Q. What is the distinctive force of the various terms for our evil mentioned in Psa. 32:1-2, and translated “transgression,” “sin,” “iniquity,” and “guile” in both the A. and the R.Vv.? I.C.
A. The English versions seem to one more exact than the Greek Septuagint or the Latin Vulgate; so that it would be vain to look for a closer reproduction of the Hebrew original.

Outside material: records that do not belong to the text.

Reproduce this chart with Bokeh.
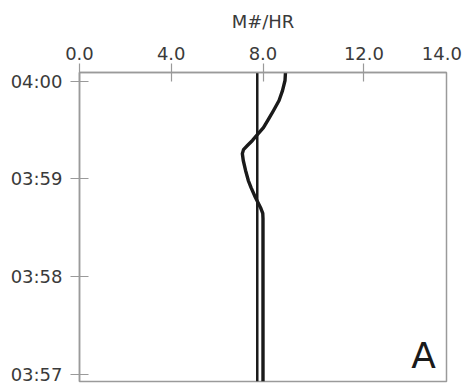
from bokeh.plotting import figure
from bokeh.models import FixedTicker, Range1d, Label
from bokeh.embed import file_html
from bokeh.resources import INLINE

# ---- data ----
time_ticks = [0, 60, 120, 180]            # seconds after 03:57:00
time_labels = ["03:57", "03:58", "03:59", "04:00"]
rate_ticks = [0, 4, 8, 12.4, 15.8]
rate_labels = ["0.0", "4.0", "8.0", "12.0", "14.0"]
rate_tick_marks = [0, 4, 8, 12.4]

# straight series
line_a_x = [7.75, 7.75]
line_a_t = [-4.3, 185.3]

# second series (straight at bottom, wavy near 04:00)
curve_t = [185.3, 180.4, 174.2, 168.1, 162.0, 157.1, 151.5, 147.9, 143.6, 140.5,
           138.0, 135.5, 131.3, 125.2, 119.0, 114.7, 108.6, 102.5, 98.8, 95.7, -4.3]
curve_x = [8.98, 8.96, 8.85, 8.70, 8.46, 8.26, 8.02, 7.80, 7.54, 7.32,
           7.15, 7.10, 7.14, 7.24, 7.36, 7.48, 7.67, 7.89, 7.99, 8.0, 8.0]

FONT = "DejaVu Sans"
TXT = "#3a3a3a"
GRAY = "#9a9a9a"
INK = "#1a1a1a"

p = figure(width=463, height=385,
           x_range=Range1d(0, 16), y_range=Range1d(-4.3, 185.3),
           x_axis_location="above",
           output_backend="svg", toolbar_location=None,
           min_border_left=79, min_border_right=17,
           min_border_top=72, min_border_bottom=4)

p.grid.visible = False
p.outline_line_color = GRAY
p.outline_line_width = 1.5
p.background_fill_color = "white"
p.border_fill_color = "white"

xa = p.xaxis[0]
xa.ticker = FixedTicker(ticks=rate_ticks, minor_ticks=rate_tick_marks)
xa.major_label_overrides = {t: l for t, l in zip(rate_ticks, rate_labels)}
xa.axis_label = "M#/HR"
xa.axis_label_text_font = FONT
xa.axis_label_text_font_size = "18px"
xa.axis_label_text_font_style = "normal"
xa.axis_label_text_color = TXT
xa.axis_label_standoff = 12
xa.major_label_standoff = 4
xa.major_tick_line_color = None
xa.major_tick_out = 0
xa.major_tick_in = 0
xa.minor_tick_line_color = GRAY
xa.minor_tick_line_width = 1.2
xa.minor_tick_out = 9
xa.minor_tick_in = 9

ya = p.yaxis[0]
ya.ticker = FixedTicker(ticks=time_ticks)
ya.major_label_overrides = {t: l for t, l in zip(time_ticks, time_labels)}
ya.major_label_standoff = 8
ya.major_tick_line_color = GRAY
ya.major_tick_line_width = 1.2
ya.major_tick_out = 9
ya.major_tick_in = 9
ya.minor_tick_line_color = None

for ax in (xa, ya):
    ax.axis_line_color = GRAY
    ax.axis_line_width = 1.5
    ax.major_label_text_font = FONT
    ax.major_label_text_font_size = "18px"
    ax.major_label_text_color = TXT

p.line(line_a_x, line_a_t, line_color=INK, line_width=2.5)
p.line(curve_x, curve_t, line_color=INK, line_width=3.4, line_join="round")

p.add_layout(Label(x=15.0, y=-1.2, text="A", text_align="center",
                   text_baseline="bottom", text_font=FONT,
                   text_font_size="36px", text_color=INK))

open("out.html", "w").write(file_html(p, INLINE))
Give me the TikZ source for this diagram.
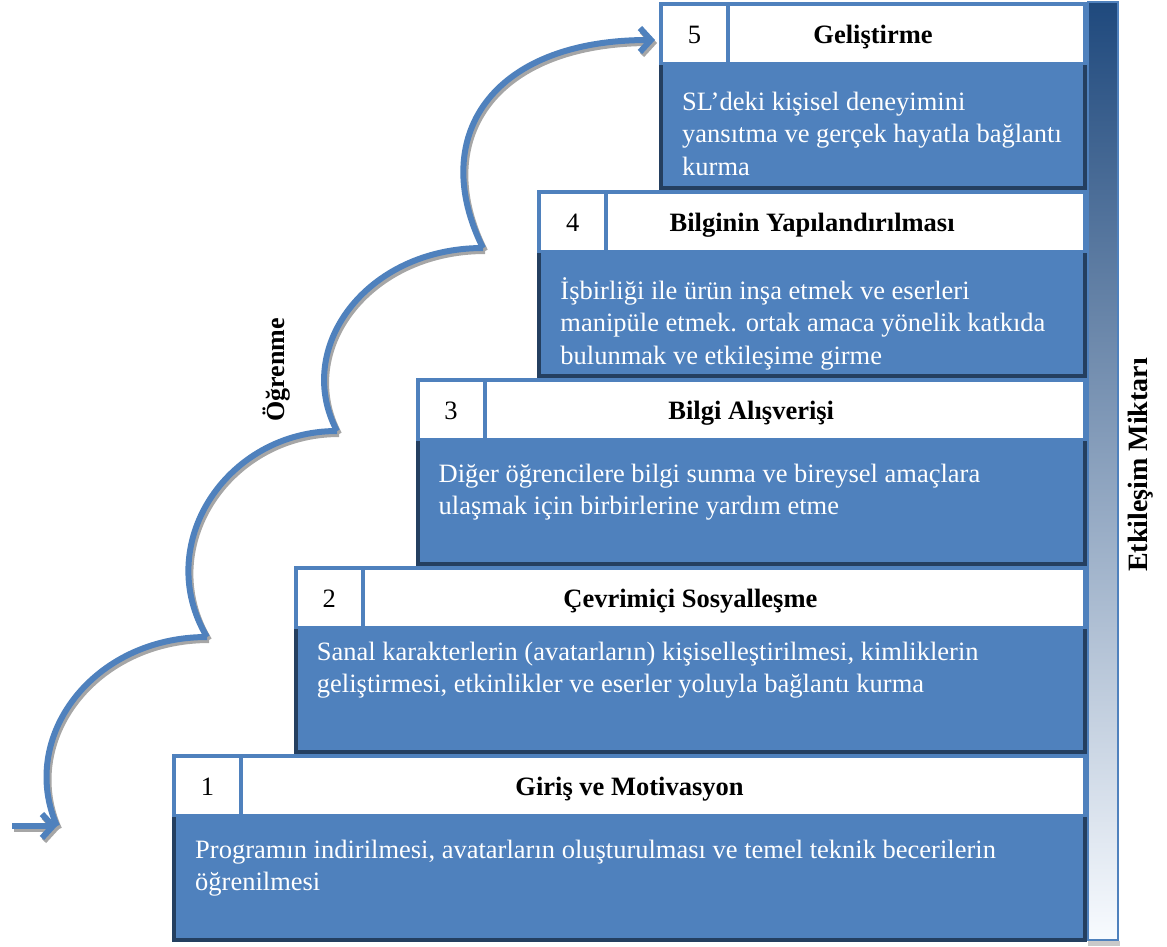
\documentclass[tikz,border=0pt]{standalone}
\usepackage{fontspec}
\setmainfont{Liberation Serif}
\usetikzlibrary{arrows.meta, calc}
\definecolor{stepBlue}{HTML}{4F81BD}
\definecolor{stepDark}{HTML}{243F60}
\definecolor{barTop}{HTML}{1F497D}
\definecolor{barMid}{HTML}{B7CEF4}
\definecolor{barBottom}{HTML}{F8FBFF}
\colorlet{shadowGray}{black!35}

\begin{document}
\begin{tikzpicture}[x=1pt, y=-1pt,
  numcell/.style={fill=white, anchor=north west, inner sep=0pt, minimum width=63pt, minimum height=56pt},
  titlecell/.style={fill=white, anchor=north west, inner sep=0pt, minimum height=56pt},
  hdtext/.style={anchor=base, inner sep=0pt, font=\fontsize{26.5}{32}\selectfont},
  stepdesc/.style={anchor=base west, inner sep=0pt, align=left, text=white, font=\fontsize{26.5}{32.5}\selectfont},
  bodyframe/.style={draw=stepDark, line width=4pt},
  flow/.style={line width=6pt},
  flowtip/.style={-{Straight Barb[length=11pt, width=24pt]}},
  axislabel/.style={rotate=90, inner sep=0pt, font=\bfseries\fontsize{28}{30}\selectfont},
]
\useasboundingbox (0,0) rectangle (1167,946);

% --- steps, bottom to top (dy = baseline of last text line) ---
\foreach \k/\dy/\head/\txt in {
  1/136.5/{Giriş ve Motivasyon}/{Programın indirilmesi, avatarların oluşturulması ve temel teknik becerilerin\\öğrenilmesi},
  2/126.5/{Çevrimiçi Sosyalleşme}/{Sanal karakterlerin (avatarların) kişiselleştirilmesi, kimliklerin\\geliştirmesi, etkinlikler ve eserler yoluyla bağlantı kurma},
  3/136.5/{Bilgi Alışverişi}/{Diğer öğrencilere bilgi sunma ve bireysel amaçlara\\ulaşmak için birbirlerine yardım etme},
  4/174/{Bilginin Yapılandırılması}/{İşbirliği ile ürün inşa etmek ve eserleri\\manipüle etmek. ortak amaca yönelik katkıda\\bulunmak ve etkileşime girme},
  5/173/{Geliştirme}/{SL’deki kişisel deneyimini\\yansıtma ve gerçek hayatla bağlantı\\kurma}}{
  \pgfmathsetmacro{\sx}{172+121.75*(\k-1)}
  \pgfmathsetmacro{\sy}{754-188*(\k-1)}
  \pgfmathsetmacro{\sw}{1012-\sx}
  \fill[stepBlue] (\sx,\sy) rectangle (1087,\sy+188);
  \draw[bodyframe] (\sx+2,\sy+63) |- (1085,\sy+186) -- (1085,\sy+63);
  \node[numcell] (n\k) at (\sx+4,\sy+4) {};
  \node[titlecell, minimum width=\sw] (t\k) at (\sx+71,\sy+4) {};
  \node[hdtext] (num\k) at (\sx+35.5,\sy+41) {\k};
  \node[hdtext, font=\bfseries\fontsize{26.5}{32}\selectfont] (head\k) at ({(\sx+1087)/2},\sy+41) {\head};
  \node[stepdesc] (d\k) at (\sx+23,\sy+\dy) {\txt};
}

% --- interaction bar ---
\fill[shadowGray!60] (1088,941) rectangle (1120,946);
\shade[top color=barTop, middle color=barMid, bottom color=barBottom] (1088,2) rectangle (1118,940);
\draw[stepBlue, line width=1.5pt] (1088,2) rectangle (1118,940);
\node[axislabel] (amount) at (1141,465) {Etkileşim Miktarı};

% --- learning path (grey shadow first, then blue) ---
\coordinate (a0) at (12,826);
\coordinate (a1) at (57,826);
\coordinate (a2) at (207,637);
\coordinate (a3) at (337,431);
\coordinate (a4) at (483,248);
\coordinate (a5) at (655,40);
\foreach \col/\xs/\ys in {shadowGray/2/-3, stepBlue/0/0}{
  \begin{scope}[transform canvas={xshift=\xs pt, yshift=\ys pt}, draw=\col]
    \draw[flow, flowtip] (a0) -- (a1);
    \draw[flow] (a1) .. controls (18,738) and (92,637) .. (a2);
    \draw[flow] (a2) .. controls (152,545) and (226,431) .. (a3);
    \draw[flow] (a3) .. controls (293,348) and (366,248) .. (a4);
    \draw[flow, flowtip] (a4) .. controls (428,138) and (490,40) .. (a5);
  \end{scope}
}
\node[axislabel, font=\bfseries\fontsize{26}{30}\selectfont] (learn) at (277,370) {Öğrenme};
\end{tikzpicture}
\end{document}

“ Transgression” (not sin) is the violation of a known and imposed law. With this the psalmist begins. It is what would first act on the conscience of a Jew, and blessed indeed to know it “forgiven.” Where no law is, as the apostle teaches us in Rom. 4, there is no transgression. There might be sin. The law was added, as he tells the Galatians, because of transgressions. It works wrath. It is the power of sin, forcing out into manifestation what otherwise was latent, that through the commandment sin might become exceeding sinful. “Sin” is then the evil root which is uncovered to the conscience, that it might be “covered” of God by the blood of atonement, as here. Verse 2 brings forward a great accession of blessing: not only the past evils effaced and gone, but the consequent present state of absolute non-imputation of iniquity by Jehovah. This at once opens the heart, and takes away all “guile” from the spirit. There is no desire to hide the least evil. Because He imputes no iniquity, no guilt, there is no guile in one's spirit, no wish to extenuate or deny. The psalmist then shows how far from this he had been. God had wrought to bring the Israelite to acknowledge his sin, and not to cover his iniquity. When he confessed his transgressions to Jehovah, Jehovah forgave the iniquity of his sins. The psalm itself is a fine comment on the words. How a learned and pious scholar could say that ἀνομία, lawlessness, is never in the N.T. the condition of one living without law, but always the condition or deed of one who acts contrary to law, is marvelous. Rom. 2. 12 should have corrected the error. It is just the word to describe the lawlessness of a Gentile ignorant of law, no doubt sin, and iniquity, but most precisely “lawlessness.”
Etymologically the Hebrew words mean respectively, desertion or revolt, missing a mark or error, perversion, and deceit or fraud. But the usage sanctioned by the Spirit is the true criterion.